Performance is measured as the average amount of time needed to satisfy client requests, which includes CPU time plus the time for accessing secondary storage along with network access time. Explicit file placement decisions should not be needed to increase the performance of a distributed file system.
4. Simplicity and ease of use
5. User interface to the file system be simple and number of commands should be as small as possible. A DFS should be able to support the whole range of applications.

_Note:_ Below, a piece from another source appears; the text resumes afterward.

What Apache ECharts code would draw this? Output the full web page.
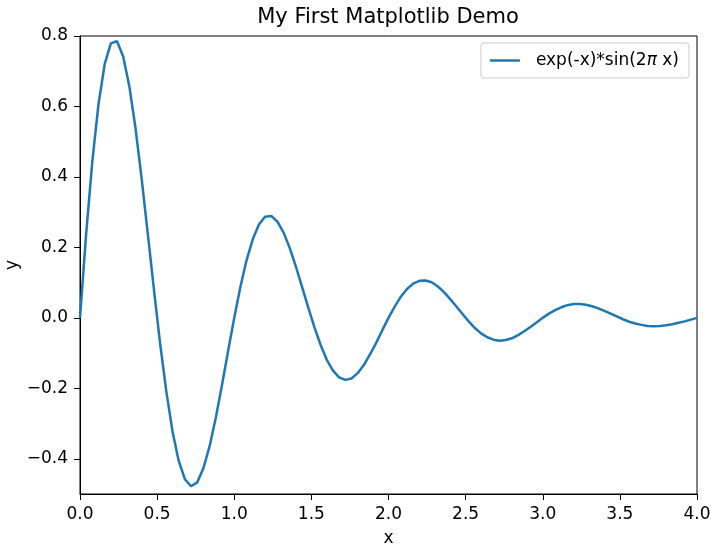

A good DFS should cope with an increase of nodes and not cause any disruption of service. Scalability also includes the system to withstand high service load, accommodate growth of users and integration of resources.
7. High availability
A distributed file system should continue to function even in partial failures such as a link failure, a node failure, or a storage device crash. Replicating files at multiple servers can help achieve availability.
8. High reliability
Probability of loss of stored data should be minimized. System should automatically generate backup copies of critical files in event of loss.
9. Data integrity
Concurrent access requests from multiple users who are competing to access the file must be properly synchronized by the use of some form of concurrency control mechanism. Atomic transactions can also be provided to users by a file system for data integrity.
A distributed file system must secure data so that its users are confident of their privacy. File system should implement mechanisms to protect data that is stored within.
Distributed file system should allow various types of workstations to participate in sharing files via distributed file system. Integration of a new type of workstation or storage media should be designed by a DFS.
Multiple users may access a shared file simultaneously. An important design issue for any file system is to define when modifications of file data done by a user are visible to other users. This is defined by the file-sharing semantics used by the file system.
1. UNIX semantics
Absolute time ordering is enforced on operations which ensure that read operation on a file sees the effects of all previous write operations performed on that file. Write to an open file immediately become visible to users accessing the file at the same time.
2. Session semantics
A session is a series of file accesses made between the open and close file operations. The changes made to a file are made visible only to the client process that opened the session and is made invisible to the other remote processes that have the same file open simultaneously. The changes made to the file are available to the remote processes only after the session is closed.
3. Immutable shared-files semantics
This is based on the use of immutable file model where an immutable file cannot be modified once it is created. Changes to the file are handled by creating a new updated version of the file. The semantics allows the file to be shared only in the read-only mode. With this approach, shared files cannot be shared at all.
4. Transaction-like semantics This is based on the use of transaction mechanism which ensures that partial changes made to the shared data by a transaction will not be visible to other concurrently executing transactions until the transaction ends.